Julie Agnew, Associate Professor of Finance and Economics and Co-Director of the Center for Interdisciplinary Behavioral Finance Research (CIBFR) Mason School of Business, The College of William and Mary, also called for a strengthening of ongoing financial education efforts.

“I also believe that more needs to be done to better integrate financial education into the daily lives of Americans starting at an early age and at points where important financial decisions are being made,” Agnew said. “Financial experts should be used to make sure that the correct lessons are being taught and marketing experts should be involved so that people actually listen and are engaged in the message.
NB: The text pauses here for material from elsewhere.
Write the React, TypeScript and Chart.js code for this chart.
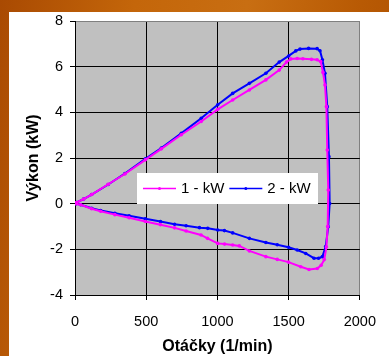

We also must test to make sure these methods are effective, because we have too many examples today of programs that do not work.”

Finally, Jeffrey R. Brown, University of Illinois at Urbana-Champaign College of Business, proposed the notion of auto-annuitization, but admitted the concept still needed further study.

“To put it simply, in addition to thinking about the “glide path” for the allocation between stocks and bonds (and other asset classes), I would like to see products which also automate the “glide path” between annuitized and non-annuitized assets,” Brown testified, according to his remarks. “The gradual, and partial, annuitization of accounts would be a very natural and very welcome evolution of these plans. I am not suggesting that such an approach be mandated. Rather, I would like to see such an approach encouraged – or at least not discouraged – through the regulatory framework. Providing plan sponsors with clear fiduciary safe harbors for providing such products is one important consideration.”